**RECORDED DATA**
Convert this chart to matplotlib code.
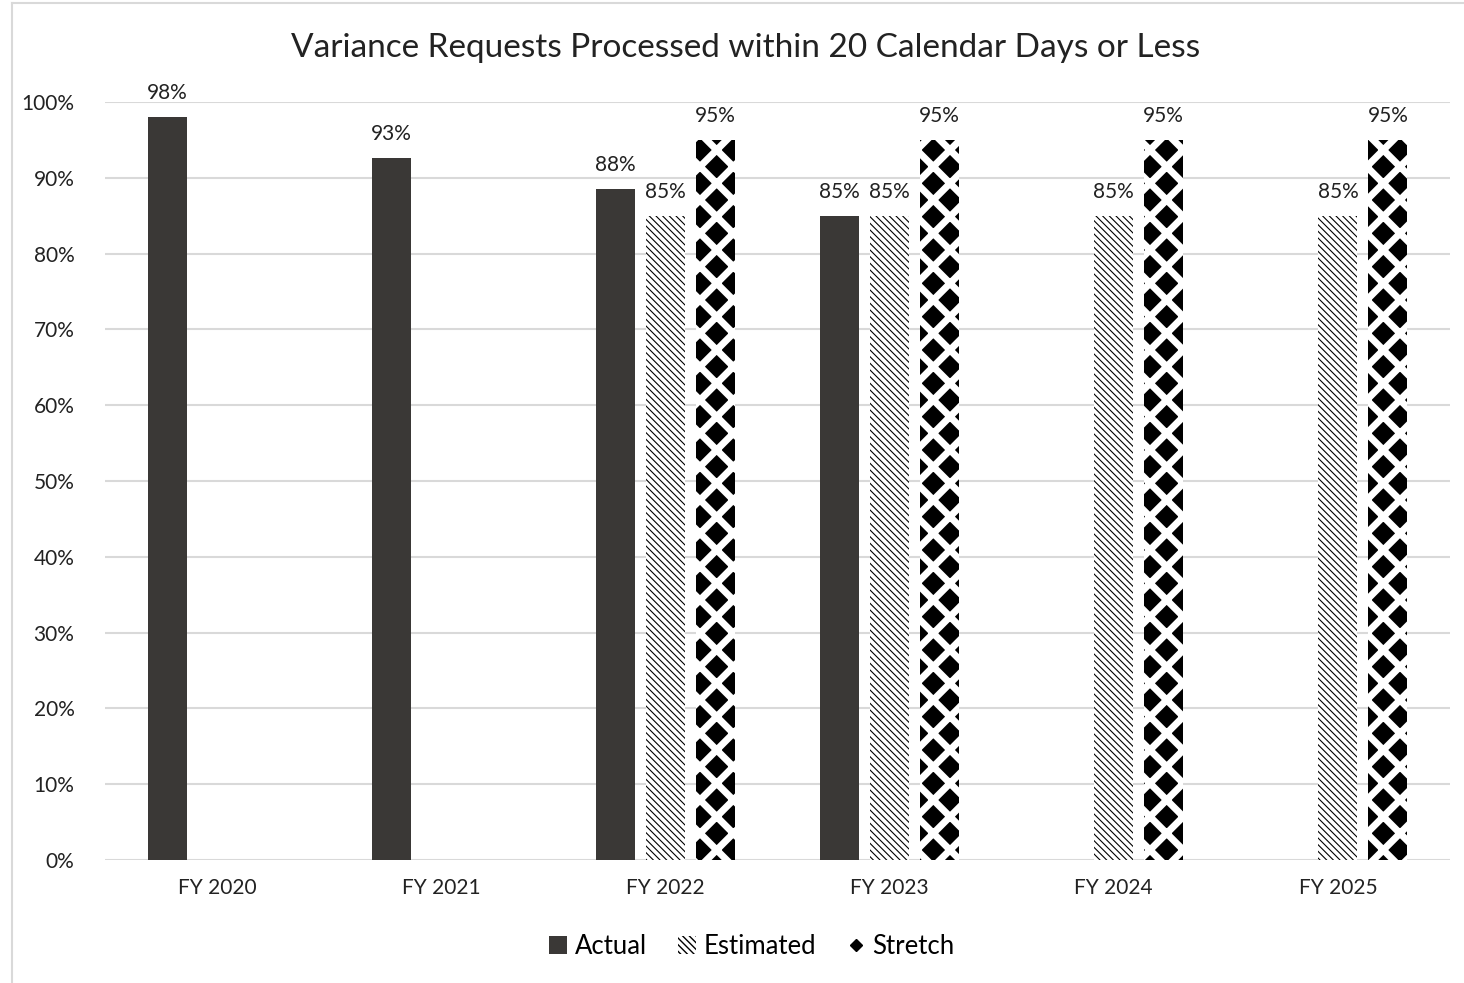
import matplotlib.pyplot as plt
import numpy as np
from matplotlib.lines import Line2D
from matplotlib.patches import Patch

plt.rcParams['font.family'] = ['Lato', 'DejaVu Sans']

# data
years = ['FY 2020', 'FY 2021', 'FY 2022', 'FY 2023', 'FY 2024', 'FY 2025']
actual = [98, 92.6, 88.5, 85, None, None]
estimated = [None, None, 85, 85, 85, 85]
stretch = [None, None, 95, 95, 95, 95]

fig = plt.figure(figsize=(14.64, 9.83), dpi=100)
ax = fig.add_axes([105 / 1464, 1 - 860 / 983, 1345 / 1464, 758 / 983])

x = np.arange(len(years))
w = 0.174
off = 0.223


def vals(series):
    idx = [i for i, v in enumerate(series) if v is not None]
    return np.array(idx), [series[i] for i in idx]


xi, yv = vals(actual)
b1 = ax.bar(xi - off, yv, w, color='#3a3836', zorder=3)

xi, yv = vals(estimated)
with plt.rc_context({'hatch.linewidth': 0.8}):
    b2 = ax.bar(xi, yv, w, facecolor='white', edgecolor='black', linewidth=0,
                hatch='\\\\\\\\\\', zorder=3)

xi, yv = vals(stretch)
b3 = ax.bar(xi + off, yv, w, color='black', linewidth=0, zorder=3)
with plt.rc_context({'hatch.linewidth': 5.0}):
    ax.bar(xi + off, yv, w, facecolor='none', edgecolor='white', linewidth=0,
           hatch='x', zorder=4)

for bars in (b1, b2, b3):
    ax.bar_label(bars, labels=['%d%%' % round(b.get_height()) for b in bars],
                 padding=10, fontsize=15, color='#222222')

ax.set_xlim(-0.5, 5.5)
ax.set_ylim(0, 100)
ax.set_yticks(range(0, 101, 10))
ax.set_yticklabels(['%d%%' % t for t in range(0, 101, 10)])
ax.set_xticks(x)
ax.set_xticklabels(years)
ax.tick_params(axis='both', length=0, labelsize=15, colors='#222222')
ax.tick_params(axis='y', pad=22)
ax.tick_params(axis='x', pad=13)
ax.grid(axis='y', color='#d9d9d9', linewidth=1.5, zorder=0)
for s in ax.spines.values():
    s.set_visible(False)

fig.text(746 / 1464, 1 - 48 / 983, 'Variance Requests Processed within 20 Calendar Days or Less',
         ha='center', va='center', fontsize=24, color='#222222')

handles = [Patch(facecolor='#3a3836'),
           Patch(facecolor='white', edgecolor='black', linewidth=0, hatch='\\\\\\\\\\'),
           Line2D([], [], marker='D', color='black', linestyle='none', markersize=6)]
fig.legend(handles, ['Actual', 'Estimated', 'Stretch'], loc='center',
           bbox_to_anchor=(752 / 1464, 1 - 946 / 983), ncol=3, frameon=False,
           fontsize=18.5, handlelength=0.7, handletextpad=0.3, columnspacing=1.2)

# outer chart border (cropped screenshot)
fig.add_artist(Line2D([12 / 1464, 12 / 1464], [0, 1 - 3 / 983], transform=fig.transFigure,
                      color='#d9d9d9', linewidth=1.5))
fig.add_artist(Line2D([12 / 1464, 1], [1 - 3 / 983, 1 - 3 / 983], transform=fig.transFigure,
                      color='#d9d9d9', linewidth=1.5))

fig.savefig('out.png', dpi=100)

**WRITTEN INSTRUCTION**
Answer with one number: how many lines in the listing hold "matplotlib".

**EXERCISE OUTPUT**
4